Every so often, someone announces a product they feel is so revolutionary that it will dramatically change the very way we live. Sometimes these products do have a great impact on our day-to-day existence. And sometimes they go in the dollar bin. These are those second kind of products, the ones that suck:


Segway Chinese Police

How It Was Supposed to Change the World: Heralded before its reveal as “the reinvention of the wheel” and “bigger than the Internet”, the Segway was meant to alter not only how people travel but the very infrastructure of major cities.

What Actually Happened: After months of hype, the grand reveal on Good Morning America introduced viewers to a slow-moving Razor Scooter for wealthy lunatics. Within a five-minute segment, the Segway went from the future of transportation to something only cops afraid of horses would use.

Mizar Flying Car

Mizar Flying Car Pinto

How It Was Supposed to Change the World: The Mizar was meant to end our reliance on airlines while achieving mankind’s dream of experiencing collisions a thousand feet above it the turnpike.

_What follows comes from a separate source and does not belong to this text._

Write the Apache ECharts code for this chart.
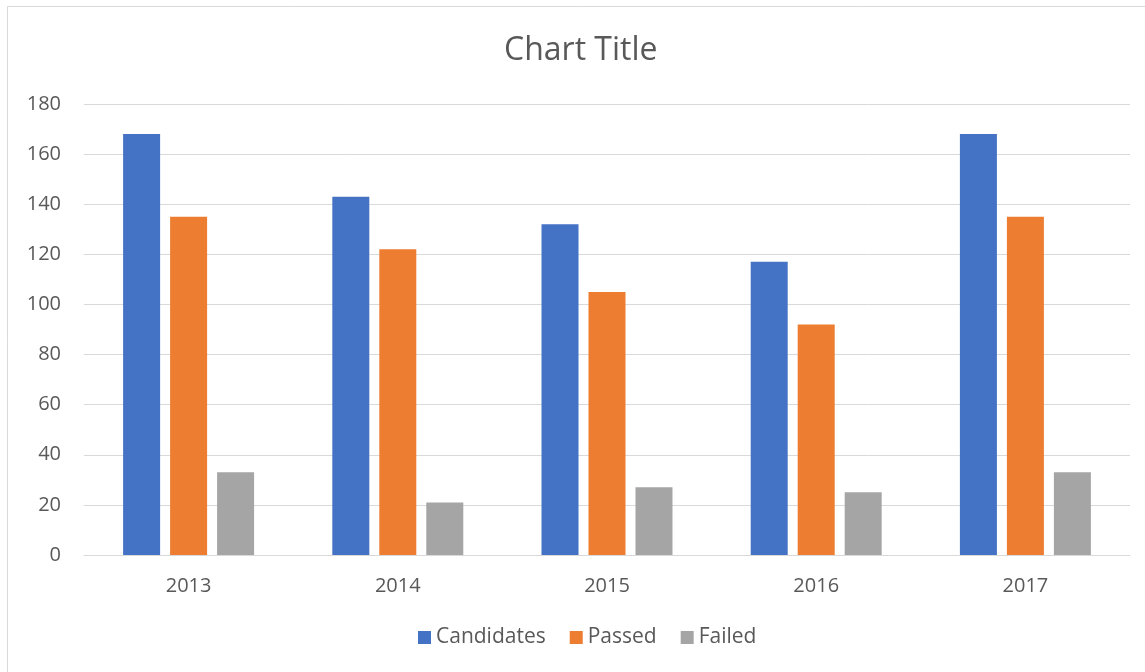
<!DOCTYPE html>
<html><head><meta charset="utf-8">
<script src="https://cdn.jsdelivr.net/npm/echarts@6/dist/echarts.min.js"></script>
<style>html,body{margin:0;padding:0;background:#fff}#c{width:1145px;height:672px}</style>
</head><body><div id="c"></div>
<script>
const categories = ['2013','2014','2015','2016','2017'];
const candidates = [168,143,132,117,168];
const passed = [135,122,105,92,135];
const failed = [33,21,27,25,33];
const yTicks = {min:0, max:180, interval:20};

const font = 'Open Sans';
const txt = '#595959';
const chart = echarts.init(document.getElementById('c'));
chart.setOption({
  animation:false,
  backgroundColor:'#fff',
  graphic:[{type:'rect',shape:{x:7.5,y:6.5,width:1200,height:700},style:{fill:'none',stroke:'#d9d9d9',lineWidth:1},silent:true}],
  title:{text:'Chart Title',left:499,top:30,textStyle:{fontFamily:font,fontSize:32,fontWeight:'normal',color:txt}},
  grid:{left:84,right:15,top:104,bottom:117},
  legend:{bottom:19,left:413,itemWidth:13,itemHeight:13,itemGap:24,icon:'rect',
    textStyle:{fontFamily:font,fontSize:21,color:txt},data:['Candidates','Passed','Failed']},
  xAxis:{type:'category',data:categories,
    axisLine:{lineStyle:{color:'#d9d9d9',width:1}},axisTick:{show:false},
    axisLabel:{fontFamily:font,fontSize:20,color:txt,margin:21}},
  yAxis:{type:'value',min:yTicks.min,max:yTicks.max,interval:yTicks.interval,
    axisLine:{show:false},axisTick:{show:false},
    splitLine:{lineStyle:{color:'#d9d9d9',width:1}},
    axisLabel:{fontFamily:font,fontSize:20,color:txt,margin:23}},
  series:[
    {name:'Candidates',type:'bar',data:candidates,barWidth:37,barGap:'27%',itemStyle:{color:'#4472C4'}},
    {name:'Passed',type:'bar',data:passed,barWidth:37,barGap:'27%',itemStyle:{color:'#ED7D31'}},
    {name:'Failed',type:'bar',data:failed,barWidth:37,barGap:'27%',itemStyle:{color:'#A5A5A5'}}
  ]
});
</script></body></html>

What Actually Happened: Part of the Mizar was a Ford Pinto, an automobile famous for a rear-bumper fuel tank that often caused it to explode if it backed into something. This was in addition to loosely-mounted wing struts, which detached mid-air during its one test flight, killing all on board. Production stopped immediately afterwards.

Virtual Boy

Nintendo Virtual Boy

How It Was Supposed to Change the World: In an age when virtual reality was all the rage but not at all practical, Nintendo’s Virtual Boy was supposed to be the first step into a whole new era of totally immersive entertainment.

What Actually Happened: Nintendo’s shortest-lived and lowest selling console heralded a new era of severe migraines, nausea, dizziness, and reports that playing it could result in flashbacks and permanent brain damage. Realizing they were not prepared to handle numerous class-action lawsuits regarding PTSD and prolonged rehabilitation stay, Nintendo pulled the plug on the lil’ torture device within seven months.

Video Phone

western electric videophone ad

How It Was Supposed to Change the World: From home phones to pay phones, people could ditch normal communication for a chance to accidentally appear naked during a telephone call.

What Actually Happened: Making a video phone call in the 1960s would cost the equivalent of $200 per three-minute call in today’s dollars, which doomed the Jetsons’ intrusive way of life to be a costly failure.

Corn Flakes

bowl of corn flakes

How It Was Supposed to Change the World: End masturbation.

What Actually Happened: Dr. John Kellogg, of Kellogg’s cereal fame, ran a sanitarium/holistic spa in which he treated patients with a strict diet and, well, numerous enemas. But when he accidentally created the corn flake, he believed he had found the ultimate bland breakfast food that would bore people to such a degree they would never, ever want to touch themselves. (Since he also believed it was spicy food that flamed so many passions.) Alas, as many people can attest, one bowl of Special K does not relieve sexual tension, no matter where you pour it.